壓電換能器與低頻管路換能器之有限元素分析與模擬

Abstract

本文運用有限元素分析，探討壓電換能器的機械、電學以及聲學特性。機械與電學特性主要討論壓電圓盤在不同的直徑厚度比(D/T ratio)下對於共振頻率以及機電耦合係數(Electromechanical coupling coefficient)的影響，此外本文也討論加入了不同阻尼的背膠層(Backing layer)，對於結構振動以及機械品質因子(Mechanical quality factor)的影響。聲學特性方面，本文利用圓形活塞的指向性函數，分別在不同頻率的驅動下，探討其指向性(Directivity)的差異以及產生的旁辦(Side lobe)，並且利用有限元素模擬，透過壓電圓盤振動時產生的法線加速度，將此自由度傳遞於流體介質，所以在流體空間中將會產生聲壓分佈。最後本文嘗試設計與模擬一種應用在水下流速量測的換能器，稱之為低頻管路換能器(Low Frequency Organ Pipe Projector)，此種換能器的聲源端可以由壓電陶瓷的徑向振動，轉化為金屬板的彎曲運動，放大金屬板垂直方向的振動位移，造成較大的出力，並且以理想活塞聲源探討頻率與管長的關係，將所設計的聲源端以及推算的最佳管長合併計算，討論理想與非理想活塞聲源產生的聲壓分佈。

This study use finite element analysis to discuss mechanical、electrical and acoustical characteristics of the piezoelectric transducer. Mechanical and electrical characteristics are concerning the influence of electromechanical coupling coefficient and resonance frequency under different D/T ratio. It is also concerning the influence of vibration behavior and mechanical quality factor when adding different backing layers.
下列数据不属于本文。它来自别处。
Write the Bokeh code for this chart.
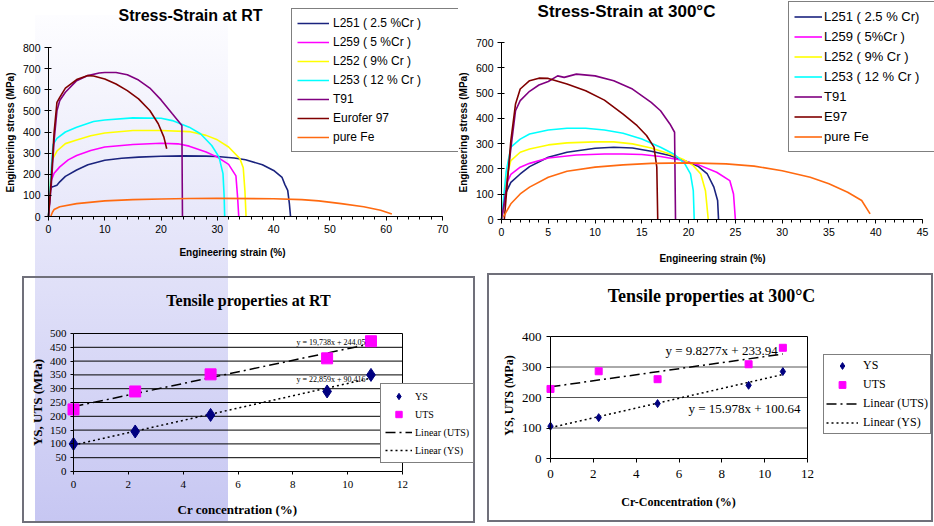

In acoustical characteristics, this study use the circular piston directivity function to discuss the differences of directivity and side lobe generated under different excitation frequency. It also use finite element simulation to verify the result. When piezoelectric disk vibrating, it will produce the normal acceleration on the disk surface. This degree of freedom to pass on the fluid medium, it will produce sound pressure distribution in the fluid space. Finally, this study tries to design and simulate an underwater flow measurement transducer, which called Low Frequency Organ Pipe Projector. Transducer sound source can be generated by the radial vibration of piezoelectric ceramic transfer into the metal plate bending motion. It can enlarge vertical displacement of the metal plate to generate greater sound output. However, the frequency generated by the transducer has relationship with tube length. This study tries to determine optimal tube length and discuss the differences of sound pressure which generated by ideal sound source and non- ideal sound source.